Using the listing below, output only the lines from the one that contains "Convert this chart to D3.js code." through the one that contains "var y = d3.scaleLinear().domain([0, 1]).range([300, 61]);", inclusive, exactly as given and without images.

**Stored data:**

'''

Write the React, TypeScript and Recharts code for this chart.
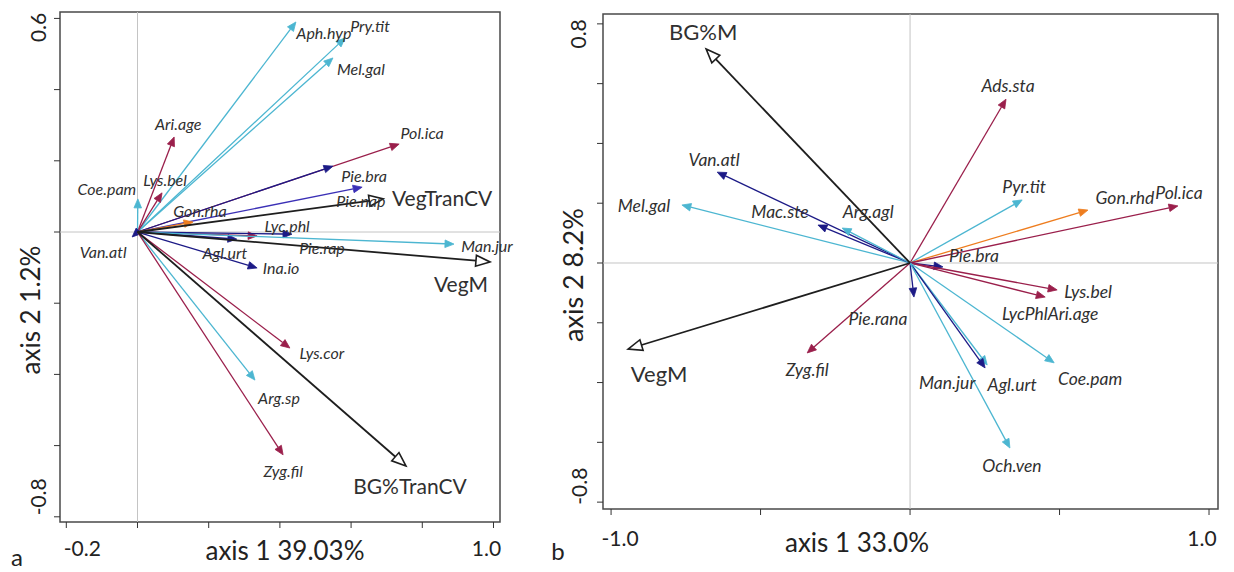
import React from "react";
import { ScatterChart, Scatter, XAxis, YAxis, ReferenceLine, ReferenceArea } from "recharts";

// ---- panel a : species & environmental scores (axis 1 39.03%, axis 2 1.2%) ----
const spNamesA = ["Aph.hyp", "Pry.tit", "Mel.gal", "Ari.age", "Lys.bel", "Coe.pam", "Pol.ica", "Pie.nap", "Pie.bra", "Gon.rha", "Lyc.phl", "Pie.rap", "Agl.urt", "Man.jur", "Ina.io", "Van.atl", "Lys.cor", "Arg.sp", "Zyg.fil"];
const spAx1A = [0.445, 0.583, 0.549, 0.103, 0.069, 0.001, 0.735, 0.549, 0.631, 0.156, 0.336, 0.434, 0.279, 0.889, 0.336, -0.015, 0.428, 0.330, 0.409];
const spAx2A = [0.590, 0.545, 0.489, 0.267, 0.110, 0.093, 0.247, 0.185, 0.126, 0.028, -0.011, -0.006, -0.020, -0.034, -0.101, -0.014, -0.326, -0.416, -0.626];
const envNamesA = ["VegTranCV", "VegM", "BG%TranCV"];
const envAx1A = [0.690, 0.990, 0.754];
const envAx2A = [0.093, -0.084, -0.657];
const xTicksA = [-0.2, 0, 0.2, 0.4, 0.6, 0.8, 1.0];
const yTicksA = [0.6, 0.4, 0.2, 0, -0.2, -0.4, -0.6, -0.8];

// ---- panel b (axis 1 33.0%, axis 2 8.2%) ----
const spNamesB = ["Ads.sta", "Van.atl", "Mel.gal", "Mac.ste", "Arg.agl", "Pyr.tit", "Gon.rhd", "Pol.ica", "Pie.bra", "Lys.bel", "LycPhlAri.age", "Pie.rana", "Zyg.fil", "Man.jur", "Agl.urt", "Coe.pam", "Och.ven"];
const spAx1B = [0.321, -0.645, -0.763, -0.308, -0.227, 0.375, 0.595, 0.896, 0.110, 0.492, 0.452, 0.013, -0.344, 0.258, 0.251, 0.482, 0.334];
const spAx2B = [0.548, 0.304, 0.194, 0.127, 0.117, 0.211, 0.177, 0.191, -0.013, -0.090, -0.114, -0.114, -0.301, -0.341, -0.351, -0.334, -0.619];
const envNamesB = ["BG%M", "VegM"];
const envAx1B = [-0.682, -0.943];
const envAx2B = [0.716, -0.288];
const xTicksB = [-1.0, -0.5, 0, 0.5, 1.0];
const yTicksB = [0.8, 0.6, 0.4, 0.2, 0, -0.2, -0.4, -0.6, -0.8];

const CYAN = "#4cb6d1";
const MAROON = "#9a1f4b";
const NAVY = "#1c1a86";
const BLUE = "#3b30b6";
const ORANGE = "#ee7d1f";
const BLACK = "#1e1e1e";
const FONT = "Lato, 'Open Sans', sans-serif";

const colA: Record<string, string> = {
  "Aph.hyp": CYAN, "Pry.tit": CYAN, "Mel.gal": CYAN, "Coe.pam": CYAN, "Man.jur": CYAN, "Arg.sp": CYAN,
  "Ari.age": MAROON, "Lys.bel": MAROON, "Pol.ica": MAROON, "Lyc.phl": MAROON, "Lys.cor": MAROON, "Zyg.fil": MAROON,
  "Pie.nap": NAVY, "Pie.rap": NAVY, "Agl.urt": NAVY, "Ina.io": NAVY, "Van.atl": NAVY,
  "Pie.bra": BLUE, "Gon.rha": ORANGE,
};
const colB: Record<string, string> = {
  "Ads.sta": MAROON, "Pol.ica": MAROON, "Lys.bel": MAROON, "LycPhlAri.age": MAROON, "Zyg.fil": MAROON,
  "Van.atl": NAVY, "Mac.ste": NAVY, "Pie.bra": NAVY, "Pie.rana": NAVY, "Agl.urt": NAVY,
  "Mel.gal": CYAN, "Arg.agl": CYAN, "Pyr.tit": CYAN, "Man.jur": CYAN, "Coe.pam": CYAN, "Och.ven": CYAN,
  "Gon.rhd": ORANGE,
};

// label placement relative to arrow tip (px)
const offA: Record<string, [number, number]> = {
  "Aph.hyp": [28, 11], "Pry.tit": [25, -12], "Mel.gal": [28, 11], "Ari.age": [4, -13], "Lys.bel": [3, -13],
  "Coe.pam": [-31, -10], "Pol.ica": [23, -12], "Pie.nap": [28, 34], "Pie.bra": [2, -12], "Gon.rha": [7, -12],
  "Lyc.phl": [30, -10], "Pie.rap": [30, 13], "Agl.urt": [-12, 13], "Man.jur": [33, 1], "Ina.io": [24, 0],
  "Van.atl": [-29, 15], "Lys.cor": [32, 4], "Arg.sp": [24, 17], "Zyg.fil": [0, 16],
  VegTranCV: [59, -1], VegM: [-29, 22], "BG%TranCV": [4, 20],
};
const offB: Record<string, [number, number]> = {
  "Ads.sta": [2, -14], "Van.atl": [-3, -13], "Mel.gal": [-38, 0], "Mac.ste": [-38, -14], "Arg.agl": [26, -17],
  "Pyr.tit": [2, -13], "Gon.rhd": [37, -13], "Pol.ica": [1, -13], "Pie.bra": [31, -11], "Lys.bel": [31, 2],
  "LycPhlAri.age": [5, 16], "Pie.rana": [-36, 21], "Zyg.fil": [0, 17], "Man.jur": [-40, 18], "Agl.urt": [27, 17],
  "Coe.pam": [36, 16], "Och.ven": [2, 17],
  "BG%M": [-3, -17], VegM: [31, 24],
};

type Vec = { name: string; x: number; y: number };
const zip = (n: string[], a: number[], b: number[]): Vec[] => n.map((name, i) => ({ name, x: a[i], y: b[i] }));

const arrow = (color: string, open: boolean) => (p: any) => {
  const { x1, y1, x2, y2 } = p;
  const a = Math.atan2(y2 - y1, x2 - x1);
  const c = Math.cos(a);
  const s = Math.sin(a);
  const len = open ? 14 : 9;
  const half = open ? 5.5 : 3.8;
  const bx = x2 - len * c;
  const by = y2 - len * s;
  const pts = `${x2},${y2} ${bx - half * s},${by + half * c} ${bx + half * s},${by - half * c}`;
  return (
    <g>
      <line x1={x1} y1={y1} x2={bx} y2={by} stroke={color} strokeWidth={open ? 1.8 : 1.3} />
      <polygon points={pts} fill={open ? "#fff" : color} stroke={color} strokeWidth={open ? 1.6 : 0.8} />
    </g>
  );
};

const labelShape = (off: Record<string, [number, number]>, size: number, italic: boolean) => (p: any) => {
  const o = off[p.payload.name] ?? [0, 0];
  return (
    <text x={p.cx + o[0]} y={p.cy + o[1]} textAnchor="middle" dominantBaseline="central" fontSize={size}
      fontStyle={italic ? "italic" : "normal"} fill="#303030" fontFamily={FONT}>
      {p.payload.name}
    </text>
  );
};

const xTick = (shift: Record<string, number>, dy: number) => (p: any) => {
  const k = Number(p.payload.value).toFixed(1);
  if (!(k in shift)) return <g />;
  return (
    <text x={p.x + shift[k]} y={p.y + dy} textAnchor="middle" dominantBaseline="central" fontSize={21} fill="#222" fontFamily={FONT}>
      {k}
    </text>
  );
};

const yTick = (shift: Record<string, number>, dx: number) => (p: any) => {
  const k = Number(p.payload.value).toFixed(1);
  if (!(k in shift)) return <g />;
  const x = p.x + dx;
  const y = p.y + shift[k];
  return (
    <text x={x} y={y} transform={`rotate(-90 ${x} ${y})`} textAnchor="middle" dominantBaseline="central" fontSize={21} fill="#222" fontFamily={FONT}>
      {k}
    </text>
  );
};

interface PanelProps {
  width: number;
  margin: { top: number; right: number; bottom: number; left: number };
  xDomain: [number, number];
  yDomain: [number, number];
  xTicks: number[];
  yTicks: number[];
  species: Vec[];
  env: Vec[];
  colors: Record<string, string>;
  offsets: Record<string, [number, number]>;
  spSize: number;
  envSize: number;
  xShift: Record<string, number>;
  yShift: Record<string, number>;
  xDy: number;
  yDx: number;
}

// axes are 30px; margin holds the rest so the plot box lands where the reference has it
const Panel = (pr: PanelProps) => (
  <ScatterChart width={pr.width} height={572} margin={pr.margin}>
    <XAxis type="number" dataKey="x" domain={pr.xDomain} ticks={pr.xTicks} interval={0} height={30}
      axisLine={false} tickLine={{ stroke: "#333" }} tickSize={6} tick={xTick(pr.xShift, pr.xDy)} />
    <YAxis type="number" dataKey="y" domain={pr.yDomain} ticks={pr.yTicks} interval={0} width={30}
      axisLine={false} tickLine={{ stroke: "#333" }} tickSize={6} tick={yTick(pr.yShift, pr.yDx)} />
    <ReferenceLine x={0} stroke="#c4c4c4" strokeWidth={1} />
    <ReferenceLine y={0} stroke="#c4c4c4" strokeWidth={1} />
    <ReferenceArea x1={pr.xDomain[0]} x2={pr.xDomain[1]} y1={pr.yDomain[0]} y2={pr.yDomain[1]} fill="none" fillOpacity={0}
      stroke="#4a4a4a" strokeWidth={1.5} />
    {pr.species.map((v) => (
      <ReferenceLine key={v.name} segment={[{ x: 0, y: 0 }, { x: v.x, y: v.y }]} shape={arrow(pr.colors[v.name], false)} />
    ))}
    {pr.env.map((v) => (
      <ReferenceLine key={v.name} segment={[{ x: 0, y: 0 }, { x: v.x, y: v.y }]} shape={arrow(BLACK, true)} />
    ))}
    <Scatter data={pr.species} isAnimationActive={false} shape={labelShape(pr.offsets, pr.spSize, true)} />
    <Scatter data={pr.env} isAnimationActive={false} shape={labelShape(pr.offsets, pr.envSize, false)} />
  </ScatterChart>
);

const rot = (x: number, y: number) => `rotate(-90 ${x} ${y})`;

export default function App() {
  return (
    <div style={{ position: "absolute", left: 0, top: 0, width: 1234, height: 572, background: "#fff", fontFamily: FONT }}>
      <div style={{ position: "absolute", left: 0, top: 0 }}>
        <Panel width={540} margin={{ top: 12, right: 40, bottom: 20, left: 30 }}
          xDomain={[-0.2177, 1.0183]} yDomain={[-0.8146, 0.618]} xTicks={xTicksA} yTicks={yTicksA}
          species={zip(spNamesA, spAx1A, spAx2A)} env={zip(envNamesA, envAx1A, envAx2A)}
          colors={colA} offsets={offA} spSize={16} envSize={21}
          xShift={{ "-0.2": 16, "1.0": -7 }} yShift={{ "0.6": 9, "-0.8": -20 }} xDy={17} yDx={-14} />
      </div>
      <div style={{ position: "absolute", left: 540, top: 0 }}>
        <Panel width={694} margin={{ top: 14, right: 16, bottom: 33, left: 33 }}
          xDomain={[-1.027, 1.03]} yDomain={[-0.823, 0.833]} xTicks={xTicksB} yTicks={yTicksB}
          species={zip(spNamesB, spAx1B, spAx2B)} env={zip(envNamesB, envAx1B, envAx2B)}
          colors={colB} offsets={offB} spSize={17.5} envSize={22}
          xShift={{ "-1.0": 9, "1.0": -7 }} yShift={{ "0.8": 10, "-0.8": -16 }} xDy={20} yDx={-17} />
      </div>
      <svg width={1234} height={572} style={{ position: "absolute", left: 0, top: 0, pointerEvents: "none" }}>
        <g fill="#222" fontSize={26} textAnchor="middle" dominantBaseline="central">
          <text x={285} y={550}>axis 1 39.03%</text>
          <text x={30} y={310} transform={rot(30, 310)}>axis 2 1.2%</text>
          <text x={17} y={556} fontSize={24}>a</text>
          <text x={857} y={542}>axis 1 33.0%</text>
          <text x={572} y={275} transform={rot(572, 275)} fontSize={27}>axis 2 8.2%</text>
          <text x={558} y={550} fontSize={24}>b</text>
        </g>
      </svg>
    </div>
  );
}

'''
'''

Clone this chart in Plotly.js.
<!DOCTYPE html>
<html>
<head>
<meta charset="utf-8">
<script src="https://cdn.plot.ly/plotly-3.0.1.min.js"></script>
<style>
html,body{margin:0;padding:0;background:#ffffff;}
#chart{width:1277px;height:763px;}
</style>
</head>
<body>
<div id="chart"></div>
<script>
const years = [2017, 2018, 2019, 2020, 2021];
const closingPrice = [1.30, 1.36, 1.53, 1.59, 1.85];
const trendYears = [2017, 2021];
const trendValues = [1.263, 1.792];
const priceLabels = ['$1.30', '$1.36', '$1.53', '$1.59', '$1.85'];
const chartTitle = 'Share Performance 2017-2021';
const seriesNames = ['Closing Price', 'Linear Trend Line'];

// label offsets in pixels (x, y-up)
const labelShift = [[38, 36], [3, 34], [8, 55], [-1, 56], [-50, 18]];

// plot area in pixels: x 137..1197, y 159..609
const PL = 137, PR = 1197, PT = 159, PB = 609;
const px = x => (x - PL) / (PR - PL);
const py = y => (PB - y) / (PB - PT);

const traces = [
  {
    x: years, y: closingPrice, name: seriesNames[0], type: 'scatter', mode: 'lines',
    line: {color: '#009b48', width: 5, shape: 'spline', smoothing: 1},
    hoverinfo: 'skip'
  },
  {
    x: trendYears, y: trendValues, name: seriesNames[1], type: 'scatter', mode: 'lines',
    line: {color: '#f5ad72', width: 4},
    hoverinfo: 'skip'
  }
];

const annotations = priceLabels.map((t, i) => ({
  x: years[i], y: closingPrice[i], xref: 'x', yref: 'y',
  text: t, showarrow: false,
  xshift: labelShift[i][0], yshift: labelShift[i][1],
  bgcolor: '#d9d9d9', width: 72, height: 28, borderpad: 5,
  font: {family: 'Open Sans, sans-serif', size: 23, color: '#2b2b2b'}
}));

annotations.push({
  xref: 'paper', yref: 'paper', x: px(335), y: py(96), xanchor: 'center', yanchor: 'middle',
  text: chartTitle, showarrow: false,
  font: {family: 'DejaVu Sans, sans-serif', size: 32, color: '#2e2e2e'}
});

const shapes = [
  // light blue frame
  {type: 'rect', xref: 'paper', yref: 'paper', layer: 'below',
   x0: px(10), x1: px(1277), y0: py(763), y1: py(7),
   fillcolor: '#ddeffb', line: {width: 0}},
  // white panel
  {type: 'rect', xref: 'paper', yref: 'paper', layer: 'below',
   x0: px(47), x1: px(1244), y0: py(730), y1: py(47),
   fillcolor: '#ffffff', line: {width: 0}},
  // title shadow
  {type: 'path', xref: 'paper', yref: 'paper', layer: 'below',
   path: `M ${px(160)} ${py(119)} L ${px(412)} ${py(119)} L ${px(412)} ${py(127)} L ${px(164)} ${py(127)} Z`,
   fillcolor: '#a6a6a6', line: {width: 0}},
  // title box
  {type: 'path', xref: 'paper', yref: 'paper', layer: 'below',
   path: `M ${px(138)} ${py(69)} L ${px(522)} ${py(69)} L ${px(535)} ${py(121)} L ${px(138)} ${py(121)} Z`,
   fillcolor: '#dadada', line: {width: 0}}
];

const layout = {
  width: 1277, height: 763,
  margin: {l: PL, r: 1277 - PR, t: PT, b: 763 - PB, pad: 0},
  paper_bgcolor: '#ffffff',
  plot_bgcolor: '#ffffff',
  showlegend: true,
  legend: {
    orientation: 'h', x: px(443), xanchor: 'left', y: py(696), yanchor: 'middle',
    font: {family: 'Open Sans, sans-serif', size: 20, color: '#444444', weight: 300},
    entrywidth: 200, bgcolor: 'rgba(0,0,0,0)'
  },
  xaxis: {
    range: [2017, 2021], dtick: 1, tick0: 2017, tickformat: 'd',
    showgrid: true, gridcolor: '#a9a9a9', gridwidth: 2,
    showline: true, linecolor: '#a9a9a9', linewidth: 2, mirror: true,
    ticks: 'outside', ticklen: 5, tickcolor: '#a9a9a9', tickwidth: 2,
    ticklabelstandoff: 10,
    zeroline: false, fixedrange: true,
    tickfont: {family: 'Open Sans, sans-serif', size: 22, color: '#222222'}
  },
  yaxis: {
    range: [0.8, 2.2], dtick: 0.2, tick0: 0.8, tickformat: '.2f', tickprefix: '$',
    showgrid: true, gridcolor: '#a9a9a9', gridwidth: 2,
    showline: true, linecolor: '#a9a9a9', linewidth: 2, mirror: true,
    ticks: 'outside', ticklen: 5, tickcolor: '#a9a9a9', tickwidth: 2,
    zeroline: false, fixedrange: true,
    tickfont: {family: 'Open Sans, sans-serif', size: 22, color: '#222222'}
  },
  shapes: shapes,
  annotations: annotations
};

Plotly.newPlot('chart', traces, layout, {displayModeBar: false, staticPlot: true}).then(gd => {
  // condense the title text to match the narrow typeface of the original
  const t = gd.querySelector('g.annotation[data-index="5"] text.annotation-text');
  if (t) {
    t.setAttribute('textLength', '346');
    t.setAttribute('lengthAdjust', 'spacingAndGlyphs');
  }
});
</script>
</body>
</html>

'''
'''

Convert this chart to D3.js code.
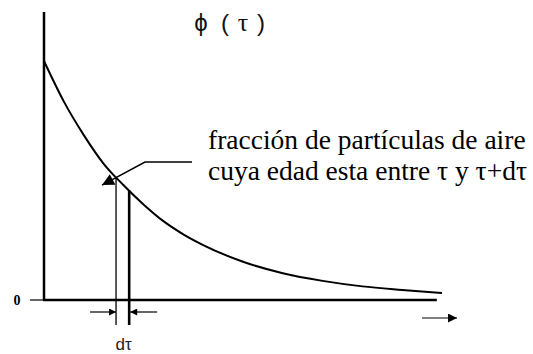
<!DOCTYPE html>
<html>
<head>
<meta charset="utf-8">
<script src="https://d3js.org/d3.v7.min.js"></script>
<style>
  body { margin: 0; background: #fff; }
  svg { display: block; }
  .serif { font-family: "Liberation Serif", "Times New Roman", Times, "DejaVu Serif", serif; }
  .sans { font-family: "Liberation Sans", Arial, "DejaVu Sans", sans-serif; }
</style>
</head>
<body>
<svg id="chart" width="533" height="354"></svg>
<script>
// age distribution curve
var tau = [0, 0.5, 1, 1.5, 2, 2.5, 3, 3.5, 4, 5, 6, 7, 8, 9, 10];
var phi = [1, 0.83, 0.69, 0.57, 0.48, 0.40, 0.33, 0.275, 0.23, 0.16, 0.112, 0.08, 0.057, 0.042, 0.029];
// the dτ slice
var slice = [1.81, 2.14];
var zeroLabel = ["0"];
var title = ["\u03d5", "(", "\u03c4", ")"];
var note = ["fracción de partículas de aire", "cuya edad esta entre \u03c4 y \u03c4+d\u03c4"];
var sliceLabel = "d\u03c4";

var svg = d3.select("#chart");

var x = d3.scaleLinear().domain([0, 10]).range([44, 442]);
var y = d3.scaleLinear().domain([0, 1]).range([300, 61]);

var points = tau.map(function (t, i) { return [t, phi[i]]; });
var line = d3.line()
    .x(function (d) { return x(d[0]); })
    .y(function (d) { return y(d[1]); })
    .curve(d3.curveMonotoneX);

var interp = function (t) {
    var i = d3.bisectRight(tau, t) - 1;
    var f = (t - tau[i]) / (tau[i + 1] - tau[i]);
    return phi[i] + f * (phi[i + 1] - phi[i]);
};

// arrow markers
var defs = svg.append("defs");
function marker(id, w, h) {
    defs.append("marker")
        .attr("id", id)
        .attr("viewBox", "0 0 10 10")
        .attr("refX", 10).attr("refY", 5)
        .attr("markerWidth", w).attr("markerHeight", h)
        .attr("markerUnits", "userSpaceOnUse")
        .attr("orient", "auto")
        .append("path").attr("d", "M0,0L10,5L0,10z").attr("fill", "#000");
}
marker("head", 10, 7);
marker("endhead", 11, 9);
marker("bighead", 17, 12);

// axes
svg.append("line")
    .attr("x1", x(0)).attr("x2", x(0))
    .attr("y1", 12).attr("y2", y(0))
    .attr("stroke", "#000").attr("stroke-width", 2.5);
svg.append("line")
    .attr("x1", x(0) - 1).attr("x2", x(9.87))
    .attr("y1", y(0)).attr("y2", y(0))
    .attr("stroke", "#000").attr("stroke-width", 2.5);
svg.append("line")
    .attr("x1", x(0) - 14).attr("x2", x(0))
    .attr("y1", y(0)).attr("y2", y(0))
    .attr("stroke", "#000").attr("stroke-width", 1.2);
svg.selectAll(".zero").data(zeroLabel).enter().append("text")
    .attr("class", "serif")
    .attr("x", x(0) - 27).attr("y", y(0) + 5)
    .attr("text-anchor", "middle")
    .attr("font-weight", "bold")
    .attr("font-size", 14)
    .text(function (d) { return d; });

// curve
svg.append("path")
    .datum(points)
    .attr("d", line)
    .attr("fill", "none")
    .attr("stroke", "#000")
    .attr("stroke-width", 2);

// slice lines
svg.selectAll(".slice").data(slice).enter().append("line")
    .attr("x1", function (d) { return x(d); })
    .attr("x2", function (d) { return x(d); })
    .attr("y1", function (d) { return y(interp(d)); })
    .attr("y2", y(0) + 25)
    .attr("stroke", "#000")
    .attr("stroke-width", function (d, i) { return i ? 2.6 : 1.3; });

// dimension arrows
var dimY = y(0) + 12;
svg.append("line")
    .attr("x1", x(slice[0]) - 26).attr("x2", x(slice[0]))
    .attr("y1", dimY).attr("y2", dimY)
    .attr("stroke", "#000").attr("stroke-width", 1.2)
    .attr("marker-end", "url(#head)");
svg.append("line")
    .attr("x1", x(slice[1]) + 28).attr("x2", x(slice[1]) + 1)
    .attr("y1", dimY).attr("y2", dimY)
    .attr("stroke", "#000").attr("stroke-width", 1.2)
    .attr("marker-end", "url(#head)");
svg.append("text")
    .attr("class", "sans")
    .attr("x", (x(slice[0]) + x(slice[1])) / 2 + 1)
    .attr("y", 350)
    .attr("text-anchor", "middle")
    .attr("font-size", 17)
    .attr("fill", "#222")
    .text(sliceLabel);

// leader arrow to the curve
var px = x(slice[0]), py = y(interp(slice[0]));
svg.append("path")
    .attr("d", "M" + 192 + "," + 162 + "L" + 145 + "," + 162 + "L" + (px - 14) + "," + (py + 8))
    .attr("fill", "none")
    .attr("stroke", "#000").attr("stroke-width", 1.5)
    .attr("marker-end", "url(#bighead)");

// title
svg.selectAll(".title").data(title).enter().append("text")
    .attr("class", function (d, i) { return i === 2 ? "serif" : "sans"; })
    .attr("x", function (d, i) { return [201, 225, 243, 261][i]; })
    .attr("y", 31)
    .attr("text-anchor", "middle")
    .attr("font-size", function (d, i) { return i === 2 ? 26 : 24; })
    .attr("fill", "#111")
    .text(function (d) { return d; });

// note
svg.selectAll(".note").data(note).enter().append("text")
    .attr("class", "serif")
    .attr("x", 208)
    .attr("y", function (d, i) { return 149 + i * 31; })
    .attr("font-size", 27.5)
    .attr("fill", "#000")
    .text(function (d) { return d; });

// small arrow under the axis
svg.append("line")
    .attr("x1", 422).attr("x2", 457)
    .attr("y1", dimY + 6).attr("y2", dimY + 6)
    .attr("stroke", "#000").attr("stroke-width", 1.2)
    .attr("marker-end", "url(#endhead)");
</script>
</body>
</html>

'''

**Correct result:**
Convert this chart to D3.js code.
<!DOCTYPE html>
<html>
<head>
<meta charset="utf-8">
<script src="https://d3js.org/d3.v7.min.js"></script>
<style>
  body { margin: 0; background: #fff; }
  svg { display: block; }
  .serif { font-family: "Liberation Serif", "Times New Roman", Times, "DejaVu Serif", serif; }
  .sans { font-family: "Liberation Sans", Arial, "DejaVu Sans", sans-serif; }
</style>
</head>
<body>
<svg id="chart" width="533" height="354"></svg>
<script>
// age distribution curve
var tau = [0, 0.5, 1, 1.5, 2, 2.5, 3, 3.5, 4, 5, 6, 7, 8, 9, 10];
var phi = [1, 0.83, 0.69, 0.57, 0.48, 0.40, 0.33, 0.275, 0.23, 0.16, 0.112, 0.08, 0.057, 0.042, 0.029];
// the dτ slice
var slice = [1.81, 2.14];
var zeroLabel = ["0"];
var title = ["\u03d5", "(", "\u03c4", ")"];
var note = ["fracción de partículas de aire", "cuya edad esta entre \u03c4 y \u03c4+d\u03c4"];
var sliceLabel = "d\u03c4";

var svg = d3.select("#chart");

var x = d3.scaleLinear().domain([0, 10]).range([44, 442]);
var y = d3.scaleLinear().domain([0, 1]).range([300, 61]);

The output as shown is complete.